** START OF DATA EXTRACT **

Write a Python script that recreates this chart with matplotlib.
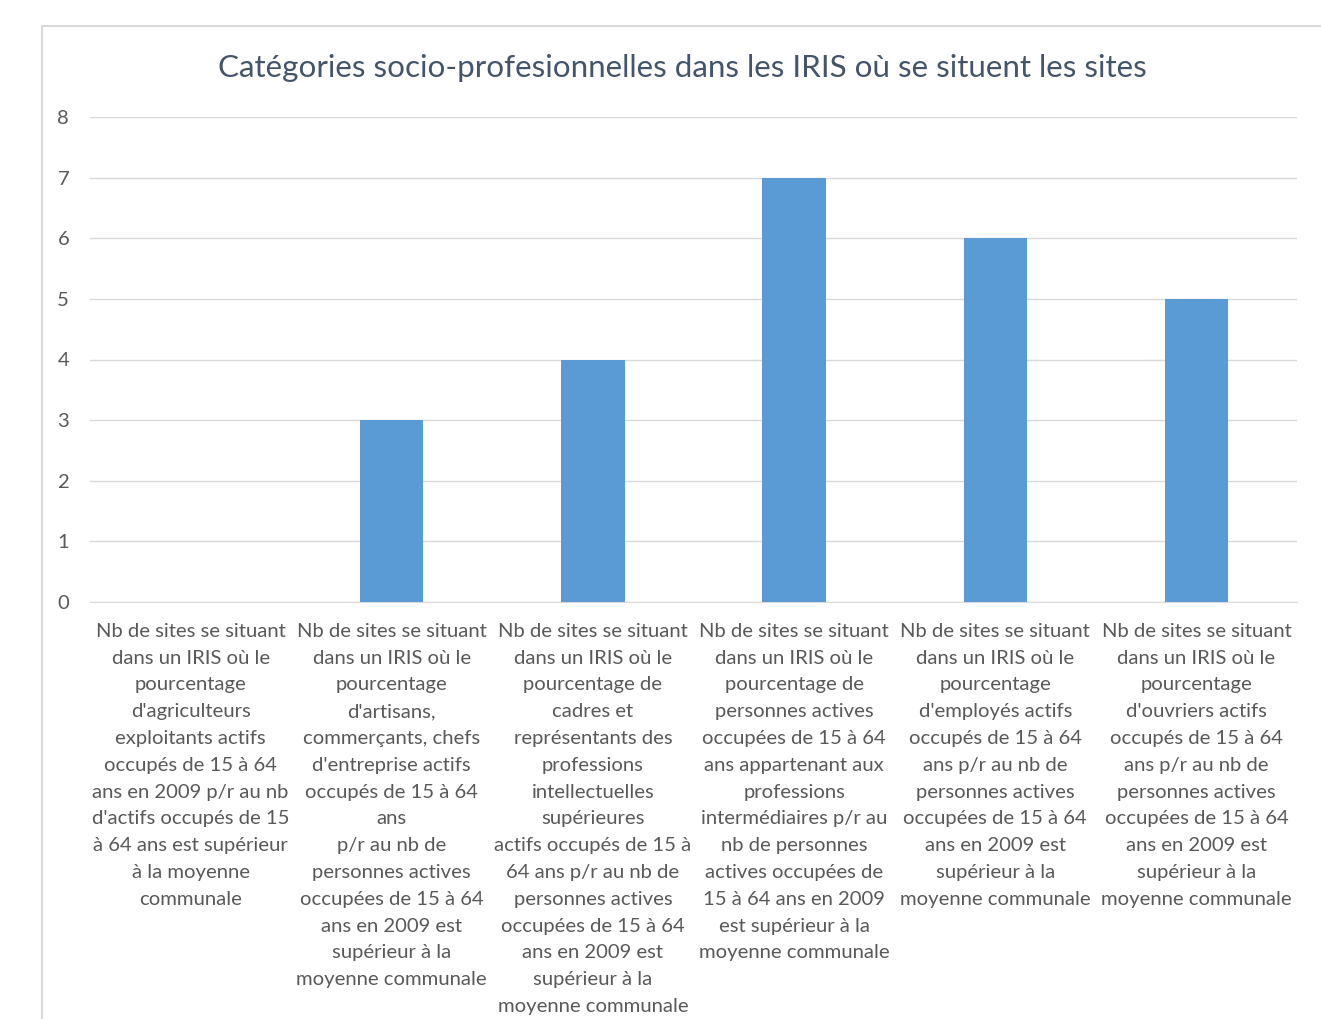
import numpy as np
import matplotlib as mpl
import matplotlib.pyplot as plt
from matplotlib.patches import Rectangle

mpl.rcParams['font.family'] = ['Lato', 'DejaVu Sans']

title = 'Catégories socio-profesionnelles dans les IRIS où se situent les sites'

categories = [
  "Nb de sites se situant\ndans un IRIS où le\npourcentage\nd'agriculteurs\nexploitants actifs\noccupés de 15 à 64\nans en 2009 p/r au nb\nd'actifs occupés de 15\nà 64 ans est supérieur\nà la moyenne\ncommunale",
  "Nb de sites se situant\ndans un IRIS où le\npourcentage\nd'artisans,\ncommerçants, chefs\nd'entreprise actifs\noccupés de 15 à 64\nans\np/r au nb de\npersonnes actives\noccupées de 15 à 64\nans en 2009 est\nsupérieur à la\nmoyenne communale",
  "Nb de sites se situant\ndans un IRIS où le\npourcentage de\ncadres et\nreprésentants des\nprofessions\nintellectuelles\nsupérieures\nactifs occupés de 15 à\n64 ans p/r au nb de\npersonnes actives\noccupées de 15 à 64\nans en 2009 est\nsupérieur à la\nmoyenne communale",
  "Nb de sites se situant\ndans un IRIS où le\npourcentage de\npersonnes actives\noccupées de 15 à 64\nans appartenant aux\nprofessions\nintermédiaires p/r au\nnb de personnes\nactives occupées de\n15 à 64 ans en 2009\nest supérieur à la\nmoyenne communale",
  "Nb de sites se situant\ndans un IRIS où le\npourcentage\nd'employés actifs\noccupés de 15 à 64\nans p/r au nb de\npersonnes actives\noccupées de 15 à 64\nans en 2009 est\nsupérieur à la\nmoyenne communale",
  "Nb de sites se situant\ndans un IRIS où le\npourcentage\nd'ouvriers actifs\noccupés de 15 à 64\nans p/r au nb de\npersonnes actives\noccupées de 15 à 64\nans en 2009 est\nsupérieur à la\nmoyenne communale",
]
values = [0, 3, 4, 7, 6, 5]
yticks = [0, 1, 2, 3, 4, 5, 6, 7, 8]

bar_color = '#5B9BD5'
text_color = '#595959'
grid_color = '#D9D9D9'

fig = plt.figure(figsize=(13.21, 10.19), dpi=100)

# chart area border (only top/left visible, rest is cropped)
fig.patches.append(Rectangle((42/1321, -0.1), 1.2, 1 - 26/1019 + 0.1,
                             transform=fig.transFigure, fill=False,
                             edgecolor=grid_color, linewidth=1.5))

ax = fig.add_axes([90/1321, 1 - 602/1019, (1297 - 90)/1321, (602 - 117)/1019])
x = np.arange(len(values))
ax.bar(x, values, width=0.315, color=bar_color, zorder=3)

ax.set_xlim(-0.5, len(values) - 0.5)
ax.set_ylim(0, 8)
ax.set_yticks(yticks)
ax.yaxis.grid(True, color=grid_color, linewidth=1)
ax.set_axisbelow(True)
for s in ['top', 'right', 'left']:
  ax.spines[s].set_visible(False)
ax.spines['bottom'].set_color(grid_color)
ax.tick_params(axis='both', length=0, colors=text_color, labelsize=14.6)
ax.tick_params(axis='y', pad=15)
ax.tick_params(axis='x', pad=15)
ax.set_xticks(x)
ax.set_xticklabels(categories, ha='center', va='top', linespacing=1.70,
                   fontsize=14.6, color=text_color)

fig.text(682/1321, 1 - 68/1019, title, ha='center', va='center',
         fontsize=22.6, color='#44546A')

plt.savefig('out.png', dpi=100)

** END OF DATA EXTRACT **

* TASK PROMPT
Write out exactly the opening lines of the data, stopping after the line that holds "title = 'Catégories". Exclude pictures.

* THE RESPONSE
Write a Python script that recreates this chart with matplotlib.
import numpy as np
import matplotlib as mpl
import matplotlib.pyplot as plt
from matplotlib.patches import Rectangle

mpl.rcParams['font.family'] = ['Lato', 'DejaVu Sans']

title = 'Catégories socio-profesionnelles dans les IRIS où se situent les sites'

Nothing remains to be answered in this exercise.